▶ [DATASET EXTRACT]:

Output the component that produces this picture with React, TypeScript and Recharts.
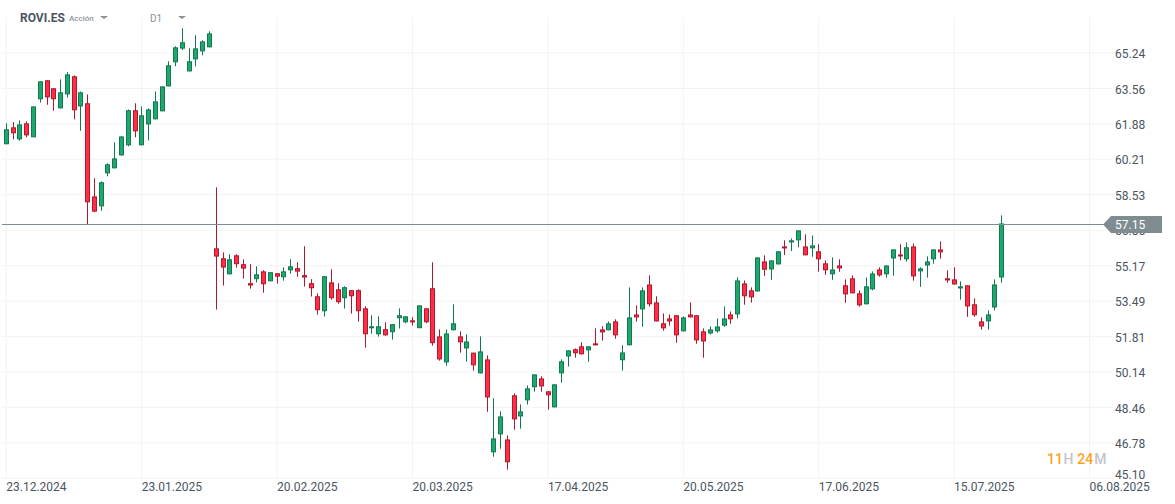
import { ComposedChart, Bar, XAxis, YAxis, CartesianGrid, ReferenceLine } from "recharts";

const opens = [
  60.92, 61.72, 61.15, 61.91, 61.25, 63.05, 63.95, 63.57, 62.62, 63.28, 64.14, 62.71, 62.86, 58.45, 57.98, 59.54, 59.78, 60.39, 60.87, 62.53,
  60.87, 61.86, 62.10, 62.48, 63.66, 64.80, 65.45, 64.37, 64.94, 65.32, 65.51, 55.99, 55.52, 54.76, 55.66, 55.24, 54.34, 54.53, 54.90, 54.43,
  54.81, 54.62, 54.95, 55.05, 54.72, 54.34, 53.72, 53.01, 54.38, 54.05, 53.63, 54.01, 54.01, 53.15, 52.21, 51.92, 52.16, 52.02, 52.68, 52.49,
  52.58, 52.21, 53.15, 54.10, 51.82, 50.59, 52.11, 51.82, 51.25, 51.05, 50.07, 50.73, 46.33, 47.18, 46.94, 49.03, 48.03, 48.79, 49.41, 49.83,
  49.22, 48.46, 50.07, 50.87, 51.21, 51.35, 51.16, 51.49, 52.15, 52.11, 52.53, 50.69, 51.40, 52.86, 53.10, 54.28, 53.43, 52.44, 52.67, 52.82,
  52.06, 52.86, 52.82, 52.06, 51.96, 52.06, 52.33, 52.86, 52.86, 54.33, 54.00, 53.95, 55.37, 54.99, 55.23, 56.08, 56.27, 56.37, 56.08, 55.99,
  55.85, 55.28, 54.76, 55.18, 54.24, 54.57, 53.86, 53.34, 54.05, 54.99, 54.76, 55.51, 55.70, 55.47, 56.08, 54.90, 55.18, 55.47, 55.94, 54.57,
  54.52, 54.09, 54.24, 53.34, 52.53, 52.53, 53.19, 54.61,
];
const highs = [
  61.91, 61.97, 62.05, 62.00, 62.71, 63.90, 63.95, 63.57, 63.99, 64.34, 64.18, 63.42, 63.28, 59.31, 59.16, 60.02, 61.01, 61.29, 62.57, 62.86,
  62.71, 62.62, 63.42, 63.66, 64.85, 65.56, 66.41, 65.46, 66.08, 65.84, 66.27, 58.88, 55.80, 55.71, 55.71, 55.47, 55.24, 55.14, 54.95, 54.86,
  54.81, 55.09, 55.47, 55.33, 56.09, 54.53, 53.86, 54.67, 55.00, 54.34, 54.19, 54.01, 54.05, 53.25, 52.82, 52.77, 52.49, 52.40, 53.15, 52.77,
  52.73, 53.29, 53.15, 55.33, 52.15, 52.15, 53.34, 52.06, 51.92, 51.05, 51.82, 50.92, 48.89, 48.27, 47.13, 49.12, 48.60, 49.50, 50.02, 49.93,
  49.22, 49.55, 50.73, 51.16, 51.25, 51.54, 51.35, 52.20, 52.30, 52.53, 52.63, 51.40, 54.14, 53.29, 54.14, 54.71, 53.72, 52.91, 52.86, 52.82,
  52.77, 53.43, 52.82, 52.20, 52.29, 52.67, 53.24, 53.00, 54.62, 54.47, 54.14, 55.56, 55.66, 55.42, 55.85, 56.37, 56.46, 56.84, 56.65, 56.60,
  56.18, 55.42, 55.56, 55.47, 54.52, 54.71, 54.00, 54.61, 54.90, 55.09, 55.18, 55.94, 56.18, 56.27, 56.22, 55.09, 55.61, 55.94, 56.32, 54.95,
  55.09, 54.43, 54.24, 53.62, 52.72, 53.05, 54.52, 57.55,
];
const lows = [
  60.92, 61.15, 61.09, 61.25, 61.25, 62.89, 62.79, 62.51, 62.62, 63.13, 62.10, 61.56, 57.14, 57.70, 57.77, 59.40, 59.78, 60.39, 60.82, 61.25,
  60.87, 61.10, 62.10, 62.48, 63.66, 64.61, 65.38, 64.37, 64.61, 65.13, 65.51, 53.09, 54.23, 54.76, 55.08, 54.56, 54.08, 54.37, 53.89, 54.43,
  54.32, 54.46, 54.79, 54.65, 54.18, 53.71, 52.85, 52.76, 53.56, 53.37, 53.14, 52.90, 52.52, 51.29, 51.95, 51.81, 51.85, 51.67, 52.19, 52.44,
  52.33, 52.21, 52.44, 51.38, 50.67, 50.43, 52.11, 51.05, 50.62, 50.20, 50.07, 48.25, 46.12, 46.50, 45.51, 47.40, 47.45, 48.59, 49.20, 49.20,
  48.35, 48.46, 49.63, 50.39, 50.81, 50.97, 50.62, 51.40, 51.62, 52.11, 51.71, 50.20, 51.40, 52.52, 52.28, 53.23, 52.53, 52.09, 52.33, 51.52,
  52.06, 52.72, 51.47, 50.81, 51.90, 51.99, 52.28, 52.42, 52.66, 53.32, 53.42, 53.95, 54.69, 54.50, 55.23, 55.67, 55.86, 56.04, 55.66, 55.59,
  54.88, 54.74, 54.50, 54.88, 53.41, 53.86, 53.23, 53.34, 54.00, 54.65, 54.60, 54.69, 55.42, 55.36, 54.46, 54.17, 54.60, 55.26, 55.50, 54.36,
  54.28, 53.56, 52.75, 52.75, 52.14, 52.14, 53.05, 54.36,
];
const closes = [
  61.63, 61.44, 61.86, 61.34, 62.71, 63.90, 63.14, 63.05, 63.38, 64.23, 62.53, 63.38, 58.17, 57.73, 59.12, 59.97, 60.25, 61.29, 62.53, 61.53,
  62.29, 62.57, 62.95, 63.66, 64.66, 65.51, 65.75, 64.85, 65.46, 65.79, 66.17, 55.60, 55.08, 55.47, 55.24, 55.03, 54.23, 54.76, 54.29, 54.86,
  54.65, 54.90, 55.14, 54.89, 54.61, 54.10, 53.06, 54.67, 53.63, 53.44, 54.15, 53.72, 53.01, 51.92, 52.30, 52.30, 51.87, 52.40, 52.82, 52.77,
  52.49, 53.29, 52.49, 51.50, 50.73, 51.96, 52.44, 51.54, 51.58, 50.45, 51.11, 48.93, 46.99, 48.03, 45.86, 47.89, 48.27, 49.36, 50.02, 49.45,
  49.03, 49.55, 50.64, 51.16, 51.02, 50.97, 51.35, 51.40, 52.01, 52.44, 51.87, 51.06, 52.72, 52.72, 54.00, 53.34, 52.53, 52.20, 52.53, 51.87,
  52.72, 52.72, 51.63, 51.58, 52.15, 52.29, 52.67, 52.63, 54.47, 53.72, 53.67, 55.56, 54.98, 55.42, 55.85, 55.99, 56.37, 56.84, 55.66, 56.13,
  55.47, 54.95, 54.99, 55.04, 53.81, 53.86, 53.29, 54.19, 54.80, 54.71, 55.18, 55.94, 55.61, 56.04, 54.66, 55.04, 55.37, 55.94, 55.80, 54.47,
  54.28, 54.19, 53.24, 52.82, 52.29, 52.86, 54.28, 57.17,
];

const priceTicks = [65.24, 63.56, 61.88, 60.21, 58.53, 56.85, 55.17, 53.49, 51.81, 50.14, 48.46, 46.78, 45.10];
const dateTicks = [0, 20, 40, 60, 80, 100, 120, 140, 160];
const dateLabels = ["23.12.2024", "23.01.2025", "20.02.2025", "20.03.2025", "17.04.2025", "20.05.2025", "17.06.2025", "15.07.2025", "06.08.2025"];
const lastPrice = 57.15;
const hiddenTick = 56.85; // sits behind the price tag, only its lower edge shows

const data = opens.map((open, i) => ({
  idx: i,
  open,
  close: closes[i],
  range: [lows[i], highs[i]],
}));

const UP = { fill: "#20a86c", stroke: "#0f7a52" };
const DOWN = { fill: "#ff2d45", stroke: "#b0182e" };

function Candle(props: any) {
  const { x, y, width, height, payload } = props;
  const [low, high] = payload.range;
  const cx = Math.floor(x + width / 2) + 0.5;
  const toY = (v: number) => y + ((high - v) / (high - low)) * height;
  const top = toY(Math.max(payload.open, payload.close));
  const bottom = toY(Math.min(payload.open, payload.close));
  const c = payload.close >= payload.open ? UP : DOWN;
  return (
    <g>
      <line x1={cx} x2={cx} y1={y} y2={y + height} stroke={c.stroke} strokeWidth={1} />
      <rect x={cx - 2} y={top + 0.5} width={4} height={Math.max(bottom - top - 1, 1)} fill={c.fill} stroke={c.stroke} strokeWidth={1} />
    </g>
  );
}

function PriceTick({ x, y, payload }: any) {
  const shift = payload.value === 45.1 ? -4 : 1;
  const hidden = payload.value === hiddenTick;
  return (
    <g>
      {hidden && (
        <clipPath id="under-tag">
          <rect x={x} y={y + 2.8} width={50} height={12} />
        </clipPath>
      )}
      <text
        x={x}
        y={y + shift}
        dy="0.35em"
        textAnchor="start"
        fontSize={12}
        fill="#4a5560"
        fontFamily="Roboto"
        clipPath={hidden ? "url(#under-tag)" : undefined}
      >
        {payload.value.toFixed(2)}
      </text>
    </g>
  );
}

function DateTick({ x, payload }: any) {
  return (
    <text x={x} y={487} dy="0.35em" textAnchor="start" fontSize={12} fill="#4a5560" fontFamily="Roboto">
      {dateLabels[dateTicks.indexOf(payload.value)]}
    </text>
  );
}

function PriceLine({ x1, x2, y1 }: any) {
  const y = Math.round(y1) + 0.5;
  return <line x1={x1} x2={x2} y1={y} y2={y} stroke="#7f8c92" strokeWidth={1} />;
}

function PriceTag({ viewBox }: any) {
  const y = Math.round(viewBox.y) + 0.5;
  const right = viewBox.x + viewBox.width;
  return (
    <g>
      <polygon
        points={`${right - 10},${y} ${right - 2},${y - 8.5} ${right + 49},${y - 8.5} ${right + 49},${y + 8.5} ${right - 2},${y + 8.5}`}
        fill="#7f8c92"
      />
      <text x={right + 2} y={y + 0.5} dy="0.35em" textAnchor="start" fontSize={12} fill="#ffffff" fontFamily="Roboto">
        {lastPrice.toFixed(2)}
      </text>
    </g>
  );
}

const arrow = (left: number) => (
  <div
    style={{
      position: "absolute",
      left,
      top: 16,
      width: 0,
      height: 0,
      borderLeft: "4.5px solid transparent",
      borderRight: "4.5px solid transparent",
      borderTop: "3px solid #8a8f94",
    }}
  />
);

const abs = (left: number, top: number, fontSize: number, color: string, weight = 400) => ({
  position: "absolute" as const,
  left,
  top,
  fontSize,
  lineHeight: "14px",
  color,
  fontWeight: weight,
  fontFamily: "Roboto",
  whiteSpace: "nowrap" as const,
});

const GRAY = "#c2c6ca";

export default function App() {
  return (
    <div style={{ position: "relative", width: 1175, height: 504, background: "#fff", overflow: "hidden" }}>
      <style>{"body{margin:0}"}</style>
      <ComposedChart width={1175} height={504} data={data} margin={{ top: 17.56, right: 0, bottom: 0, left: 2 }}>
        <CartesianGrid stroke="#f3f3f3" strokeWidth={1} syncWithTicks />
        <XAxis
          dataKey="idx"
          type="number"
          domain={[-0.635, 163.47]}
          ticks={dateTicks}
          interval={0}
          height={25.7}
          axisLine={false}
          tickLine={false}
          tick={DateTick}
          allowDataOverflow
        />
        <YAxis
          orientation="right"
          type="number"
          width={62}
          domain={[45.1, 66.92]}
          ticks={priceTicks}
          interval={0}
          axisLine={false}
          tickLine={false}
          tickMargin={2}
          tickSize={0}
          tick={PriceTick}
          allowDataOverflow
        />
        <Bar dataKey="range" barSize={5} shape={Candle} isAnimationActive={false} />
        <ReferenceLine y={lastPrice} shape={PriceLine} label={PriceTag} />
      </ComposedChart>
      <div style={abs(20, 11, 12, "#4a5560", 700)}>ROVI.ES</div>
      <div style={abs(69, 12, 8, "#8f9499", 500)}>Acción</div>
      {arrow(100)}
      <div style={abs(150, 12, 10, "#8a8f94")}>D1</div>
      {arrow(178)}
      <div style={abs(1047, 452, 14, "#ff9f1c", 500)}>
        11
        <span style={{ color: GRAY, marginLeft: 0.5 }}>H</span>
        <span style={{ marginLeft: 4 }}>24</span>
        <span style={{ color: GRAY, marginLeft: 1 }}>M</span>
      </div>
    </div>
  );
}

▶ [EXERCISE INSTRUCTIONS]:
Repeat only the lines between the start of the data and the line with "YAxis, CartesianGrid, ReferenceLine", including those two lines, and skip the pictures.

▶ [IN RESPONSE]:
Output the component that produces this picture with React, TypeScript and Recharts.
import { ComposedChart, Bar, XAxis, YAxis, CartesianGrid, ReferenceLine } from "recharts";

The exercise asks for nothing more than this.